Beside trying to close in on the saucer, Adickes also had attempted to get above it. 

"Each time it veered away, as if it were controlled by repulse radar. And when I went straight after it, the thing was off in a flash. Manning and I estimated its diameter at 50 feet or more. When I tried to cut in toward it, it streaked away at twice our speed, but even then it took several minutes to fade out. So it had to be fairly big - maybe a lot larger than 50 feet." 

As it speeded up to escape, Adickes said, he caught an edge-on glimpse of the saucer. It seemed to be about one tenth as big as its diameter. Though he couldn't be sure of its distance, while it was pacing the airliner, Adickes believed it was at least half a mile away. It had not been close enough to affect his instruments or radio. 

Hostess Gloria Hinshaw had seen the disc from both the cabin and the darkened cockpit. 

"It looked like a big red wheel rolling along," she told me. "It was certainly a strange-looking thing. If I hadn't seen it, I don't think I'd have believed the pilots." 

Later, by long-distance calls, I interviewed 11 passengers. The first was S. N. Miller, manager of a jewelry company in St. Paul. He had watched the saucer, he said, for several minutes. 

"The thing was the color of a neon sign - just a big red disc.

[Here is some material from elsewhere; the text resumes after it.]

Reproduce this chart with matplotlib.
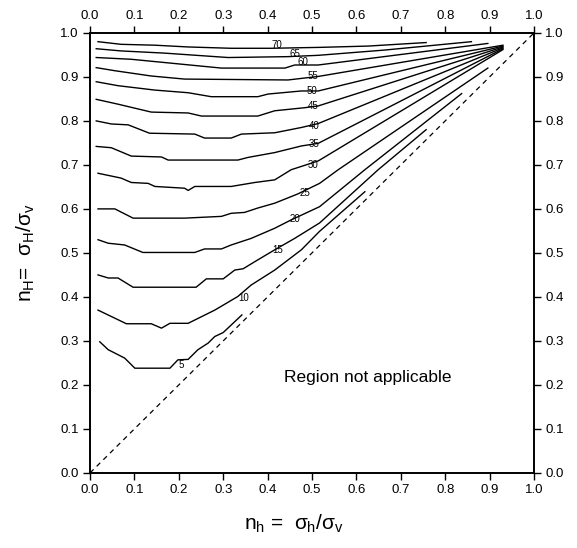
import matplotlib
matplotlib.use('Agg')
import matplotlib.pyplot as plt

plt.rcParams['font.family'] = ['Liberation Sans', 'DejaVu Sans']
plt.rcParams['mathtext.fontset'] = 'custom'
plt.rcParams['mathtext.rm'] = 'Liberation Sans'
plt.rcParams['mathtext.it'] = 'Liberation Sans'

# contour levels and their traced curves (x = n_h, y = n_H)
LEVELS = [70, 65, 60, 55, 50, 45, 40, 35, 30, 25, 20, 15, 10, 5]

C70_X = [0.018, 0.070, 0.146, 0.221, 0.318, 0.408, 0.514, 0.626, 0.757]
C70_Y = [0.980, 0.974, 0.972, 0.968, 0.965, 0.965, 0.967, 0.970, 0.978]
C65_X = [0.014, 0.070, 0.168, 0.311, 0.446, 0.514, 0.664, 0.859]
C65_Y = [0.964, 0.959, 0.954, 0.944, 0.946, 0.949, 0.961, 0.980]
C60_X = [0.014, 0.093, 0.296, 0.439, 0.461, 0.514, 0.896]
C60_Y = [0.944, 0.940, 0.920, 0.920, 0.927, 0.927, 0.976]
C55_X = [0.014, 0.056, 0.138, 0.213, 0.446, 0.514, 0.930]
C55_Y = [0.921, 0.914, 0.902, 0.895, 0.893, 0.901, 0.972]
C50_X = [0.014, 0.063, 0.146, 0.221, 0.273, 0.378, 0.401, 0.476, 0.514, 0.930]
C50_Y = [0.889, 0.880, 0.870, 0.864, 0.855, 0.855, 0.861, 0.868, 0.868, 0.970]
C45_X = [0.014, 0.063, 0.138, 0.221, 0.251, 0.378, 0.416, 0.484, 0.514, 0.930]
C45_Y = [0.849, 0.838, 0.820, 0.818, 0.811, 0.811, 0.823, 0.830, 0.834, 0.968]
C40_X = [0.014, 0.048, 0.086, 0.134, 0.236, 0.258, 0.318, 0.341, 0.416, 0.476,
         0.514, 0.930]
C40_Y = [0.800, 0.793, 0.791, 0.772, 0.770, 0.761, 0.761, 0.770, 0.773, 0.785,
         0.794, 0.966]
C35_X = [0.014, 0.048, 0.093, 0.161, 0.176, 0.333, 0.356, 0.416, 0.476, 0.514,
         0.930]
C35_Y = [0.742, 0.739, 0.720, 0.718, 0.711, 0.711, 0.717, 0.728, 0.743, 0.749,
         0.964]
C30_X = [0.018, 0.070, 0.093, 0.131, 0.146, 0.213, 0.221, 0.236, 0.318, 0.371,
         0.416, 0.453, 0.514, 0.930]
C30_Y = [0.681, 0.670, 0.660, 0.658, 0.651, 0.647, 0.642, 0.651, 0.651, 0.660,
         0.666, 0.689, 0.709, 0.962]
C25_X = [0.018, 0.056, 0.097, 0.213, 0.296, 0.318, 0.348, 0.378, 0.416, 0.468,
         0.517, 0.559, 0.896]
C25_Y = [0.600, 0.600, 0.579, 0.579, 0.583, 0.590, 0.592, 0.602, 0.613, 0.634,
         0.658, 0.689, 0.920]
C20_X = [0.018, 0.041, 0.078, 0.119, 0.236, 0.258, 0.296, 0.318, 0.363, 0.416,
         0.453, 0.517, 0.619, 0.837]
C20_Y = [0.530, 0.522, 0.518, 0.501, 0.501, 0.509, 0.509, 0.518, 0.533, 0.556,
         0.575, 0.605, 0.689, 0.862]
C15_X = [0.018, 0.041, 0.063, 0.097, 0.239, 0.262, 0.300, 0.326, 0.345, 0.371,
         0.416, 0.461, 0.517, 0.649, 0.757]
C15_Y = [0.450, 0.443, 0.443, 0.422, 0.422, 0.441, 0.441, 0.461, 0.464, 0.480,
         0.507, 0.533, 0.568, 0.689, 0.780]
C10_X = [0.018, 0.082, 0.138, 0.161, 0.180, 0.221, 0.281, 0.333, 0.363, 0.416,
         0.476, 0.517, 0.619]
C10_Y = [0.370, 0.339, 0.339, 0.329, 0.340, 0.340, 0.370, 0.401, 0.427, 0.461,
         0.507, 0.549, 0.639]
C5_X = [0.022, 0.041, 0.078, 0.101, 0.180, 0.198, 0.221, 0.243, 0.266, 0.281,
        0.300, 0.342]
C5_Y = [0.298, 0.280, 0.261, 0.238, 0.238, 0.257, 0.258, 0.280, 0.295, 0.310,
        0.319, 0.359]

CURVES_X = [C70_X, C65_X, C60_X, C55_X, C50_X, C45_X, C40_X, C35_X, C30_X,
            C25_X, C20_X, C15_X, C10_X, C5_X]
CURVES_Y = [C70_Y, C65_Y, C60_Y, C55_Y, C50_Y, C45_Y, C40_Y, C35_Y, C30_Y,
            C25_Y, C20_Y, C15_Y, C10_Y, C5_Y]

# where each level is labelled on its curve
LABEL_X = [0.421, 0.462, 0.480, 0.502, 0.500, 0.502, 0.504, 0.504, 0.502,
           0.484, 0.462, 0.423, 0.345, 0.205]
LABEL_Y = [0.973, 0.952, 0.934, 0.902, 0.868, 0.834, 0.789, 0.748, 0.700,
           0.636, 0.577, 0.507, 0.398, 0.245]

TICKS = [0.0, 0.1, 0.2, 0.3, 0.4, 0.5, 0.6, 0.7, 0.8, 0.9, 1.0]


def main():
    fig = plt.figure(figsize=(5.77, 5.48), dpi=100)
    ax = fig.add_axes([0.156, 0.137, 0.7695, 0.803])

    for xs, ys in zip(CURVES_X, CURVES_Y):
        ax.plot(xs, ys, color='k', lw=1.0)
    for lev, lx, ly in zip(LEVELS, LABEL_X, LABEL_Y):
        ax.text(lx, ly, str(lev), fontsize=7, ha='center', va='center')

    ax.plot([0, 1], [0, 1], color='k', lw=0.9, linestyle=(0, (4, 3.5)))
    ax.text(0.626, 0.216, 'Region not applicable', fontsize=12.5,
            ha='center', va='center')

    ax.set_xlim(0, 1)
    ax.set_ylim(0, 1)
    ax.set_xticks(TICKS)
    ax.set_yticks(TICKS)
    ax.set_xticklabels([f'{t:.1f}' for t in TICKS])
    ax.set_yticklabels([f'{t:.1f}' for t in TICKS])
    ax.tick_params(direction='out', length=5, width=1.0, labelsize=9.5,
                   top=True, right=True, labeltop=True, labelright=True,
                   pad=3)
    for s in ax.spines.values():
        s.set_linewidth(1.4)

    ax.set_xlabel(r'n$_\mathregular{h}$ =  $\sigma_\mathregular{h}$/$\sigma_\mathregular{v}$',
                  fontsize=15, labelpad=12)
    ax.xaxis.label.set_x(0.46)
    ax.set_ylabel(r'n$_\mathregular{H}$=  $\sigma_\mathregular{H}$/$\sigma_\mathregular{v}$',
                  fontsize=15, labelpad=17)

    fig.savefig('out.png', dpi=100)
    plt.close(fig)


if __name__ == '__main__':
    main()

I used to laugh at saucer stories  -but not any more. 

Among other passengers who confirmed the sighting were C. H. Jenkins and D. C. Bourland, engineers with the Boeing Aircraft Company, and E. J. Fitzgerald, vice-president of a metal equipment corporation in Chicago. Later several officials of the International Harvester Company also admitted they had seen the glowing disc as it paced their plane. 

Though there were some variations in the passengers reports, most of them were minor differences - estimates of size, distance, and speed. Their combined testimony left no doubt that some kind of controlled machine, a type unknown to the pilots and the Boeing experts, had been flown near the airliner for a careful observation.